Critics say China has deliberately trapped Sri Lanka in debt and blamed for today's situation. China accounts for only 10% of Sri Lanka's debt burden, but China is being blamed for 90% from the western countries. Apart from China, the Sri Lankan government has been borrowing from various international currency markets, the Asian Development Bank and Japan for a long time along with internal borrowing. On 29 March 2020, the Hindustan Times reports that 36.4% of Sri Lanka's debt is in international sovereign bonds. Next in the list are the Asian Development Bank (14.6%), Japan (10.9%) and China (10.8%). So, blaming China for Sri Lanka's bankruptcy is tempting but not realistic.
In 2021, various media outlets reported that China had seized Uganda's Entebbe International Airport in a debt trap. The Chinese and Ugandan governments denied the allegation. The news agency Bloomberg checked the documents of the agreement and said that this allegation is not true, they did not find any debt trap.

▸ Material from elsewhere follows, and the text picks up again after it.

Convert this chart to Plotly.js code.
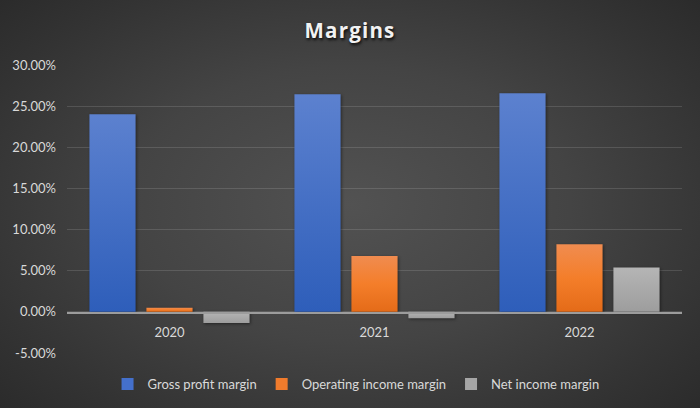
<!DOCTYPE html>
<html>
<head>
<meta charset="utf-8">
<script src="https://cdn.plot.ly/plotly-3.0.1.min.js"></script>
<style>
  html, body { margin: 0; padding: 0; width: 700px; height: 408px; overflow: hidden; }
  #chart {
    width: 700px; height: 408px;
    background: radial-gradient(ellipse 70% 75% at 50% 50%, #525252 0%, #444444 45%, #333333 80%, #2a2a2a 100%);
  }
  .gtitle { letter-spacing: 1.2px; }
  .barlayer .trace:nth-child(1) .point path { fill: url(#gBlue) !important; }
  .barlayer .trace:nth-child(2) .point path { fill: url(#gOrange) !important; }
  .barlayer .trace:nth-child(3) .point path { fill: url(#gGray) !important; }
  .barlayer .point path { filter: drop-shadow(1px 1px 1.5px rgba(0,0,0,0.45)); }
  .legend .legendpoints path.legendbar { transform: translate(26px, 0px) scale(0.7); }
</style>
</head>
<body>
<svg width="0" height="0" style="position:absolute">
  <defs>
    <linearGradient id="gBlue" x1="0" y1="0" x2="0" y2="1">
      <stop offset="0" stop-color="#5c81cf"/>
      <stop offset="1" stop-color="#2e5eba"/>
    </linearGradient>
    <linearGradient id="gOrange" x1="0" y1="0" x2="0" y2="1">
      <stop offset="0" stop-color="#f08c50"/>
      <stop offset="0.5" stop-color="#f47e2a"/>
      <stop offset="1" stop-color="#e46b18"/>
    </linearGradient>
    <linearGradient id="gGray" x1="0" y1="0" x2="0" y2="1">
      <stop offset="0" stop-color="#b5b5b5"/>
      <stop offset="1" stop-color="#9d9d9d"/>
    </linearGradient>
  </defs>
</svg>
<div id="chart"></div>
<script>
const categories = ['2020', '2021', '2022'];
const grossProfitMargin = [0.2401, 0.2644, 0.2656];
const operatingIncomeMargin = [0.0050, 0.0680, 0.0822];
const netIncomeMargin = [-0.0135, -0.0077, 0.0538];
const seriesNames = ['Gross profit margin', 'Operating income margin', 'Net income margin'];
const seriesColors = ['#4470cc', '#f07b2c', '#a6a6a6'];
const yTickVals = [-0.05, 0, 0.05, 0.10, 0.15, 0.20, 0.25, 0.30];
const yTickText = ['-5.00%', '0.00%', '5.00%', '10.00%', '15.00%', '20.00%', '25.00%', '30.00%'];

const seriesValues = [grossProfitMargin, operatingIncomeMargin, netIncomeMargin];
const traces = seriesValues.map((vals, i) => ({
  type: 'bar',
  x: categories,
  y: vals,
  name: seriesNames[i],
  marker: { color: seriesColors[i], line: { width: 0 } },
  hoverinfo: 'skip'
}));

const textColor = '#d9d9d9';
const layout = {
  width: 700, height: 408,
  paper_bgcolor: 'rgba(0,0,0,0)',
  plot_bgcolor: 'rgba(0,0,0,0)',
  font: { family: 'Lato, "Liberation Sans", sans-serif', size: 13, color: textColor },
  title: {
    text: 'Margins',
    font: { family: '"Open Sans", "DejaVu Sans", sans-serif', size: 20.5, color: '#f2f2f2', weight: 'bold',
            shadow: '1px 2px 3px rgba(0,0,0,0.85)' },
    x: 0.5, xanchor: 'center', y: 0.925, yanchor: 'middle'
  },
  margin: { l: 67, r: 18, t: 65, b: 55, autoexpand: false },
  barmode: 'group',
  bargap: 0.166,
  bargroupgap: 0.19,
  xaxis: {
    type: 'category',
    anchor: 'free',
    position: 41 / 288,
    showline: true, linecolor: '#9c9c9c', linewidth: 1.5,
    showgrid: false, ticks: '',
    ticklabelstandoff: 8,
    tickfont: { size: 13, color: textColor }
  },
  yaxis: {
    range: [-0.05, 0.30],
    tickvals: yTickVals, ticktext: yTickText,
    showgrid: true, gridcolor: 'rgba(255,255,255,0.13)', gridwidth: 1,
    zeroline: false, showline: false, ticks: '',
    ticklabelstandoff: 10,
    tickfont: { size: 13, color: textColor }
  },
  showlegend: true,
  legend: {
    orientation: 'h', x: 0.47, xanchor: 'center',
    y: -0.108, yanchor: 'middle',
    font: { size: 13, color: textColor },
    bgcolor: 'rgba(0,0,0,0)'
  }
};

Plotly.newPlot('chart', traces, layout, { displayModeBar: false, staticPlot: true });
</script>
</body>
</html>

China's 'Debt Trap' was first brought forward by the US-controlled financial institution IMF in 2006. Then in 2011, then-Secretary of State Hillary Clinton called China's lending program in Africa 'Debt Trap Diplomacy', referred to China as the 'new colonialist' and advised African countries to be cautious about borrowing. Under former US President Donald Trump, the Office of the Secretary of State released a document titled 'The Elements of the China Challenge'. It vigorously promoted China's theory of 'debt trap diplomacy'. In 2018, then-Vice President Mike Pence called China's lending program "debt-trap diplomacy". This is how the United States and its controlled global economic institutions first brought forward China's 'debt-trap' phenomenon with the help of their controlled media were able to turn it into a global discussion.
If you don't just listen to the West and do a little research, this China-centric noise seems to be very inconsequential. While much is heard about how China is acting as a neo-colonial power but never heard in the western media about how China waived its debt to poor countries, mostly in Africa. According to the Forbes on 29 May 2019, over the period 2000 to 2018, China has written off around $9.8 billion of debt to other countries, and around 50% of China's cancellations have gone to highly indebted poor countries.
On 20 November 2020, China's Finance Minister Liu Kun said China has extended debt relief to poor countries worth a combined $2.1 billion under the G20 framework. He added, China International Development Cooperation Agency, the country’s aid agency, and the Export-Import Bank of China, the official bilateral creditors, have suspended debt service payments from 23 countries, worth a total of $1.353 billion. According to the Oxford China Africa Consultancy at Oxford University, Cuba received debt forgiveness $6 billion in 2011. Sudan and Zimbabwe were on the receiving debt forgiveness more than three times". Outside of Africa, other large cancellations include Pakistan ($500 million) and Cambodia ($490 million).
An article by Chris Devonshire Ellis on the Silk Road Briefing website claims that China typically lends at 2% interest with repayment over a ten-year period. Dr Ishrat Hussain, advisor to the Pakistani Prime Minister of Institutional Reforms and Austerity dismissed the Chinese debt trap theory and said that China offers very cheap loans at 2.34% interest. Data provided by the World Bank shows that between 2016 and 2019, "Belt and Road" member countries increased their exports by an average of 28.8% because of infrastructure and ports build helping smaller economies export sales worldwide.
There are fundamental differences between Chinese debt relief, and debt relief from the United States and its controlled global financial institutions. China does not involve itself in the internal political mechanism of any country outside the world. On the other hand, the United States and its controlled global economic institutions work in the internal political-economic policy-making of aid-seeking countries in addition to lending. When it comes to lending, China never compromises on three things "discuss together, build together, and sharing together". It can be said without doubt that China's lending policy is essentially a win-win situation for developing countries.
Instead of colonialism, China provides 'solidarity' between developing countries. The idea of solidarity was first brought up by Chairman Mao Zedong, since then, China has built trade and investment relations mainly with a vision of mutual cooperation. Chinese debt-financed physical infrastructure projects have recently become attractive to many developing country governments as an attractive alternative to the US-dominated World Bank and regional banks such as ADB, AFDB, CDB, and IDB for development financing. Hence, propaganda about the 'China Debt Trap' has emerged as a major weapon of geopolitical strategy. Chinese loan can be a boon for the poor and developing countries of the third world. But the western world is not very satisfied with this initiative of China.
(Mohammad Saiyedul Islam is a doctoral fellow in the School of International Trade and Economics at Jiangxi University of Finance and Economics, Senior Research Fellow at Daffodil International University Belt and Road Research Centre, and a Bangladeshi Journalist based in China.)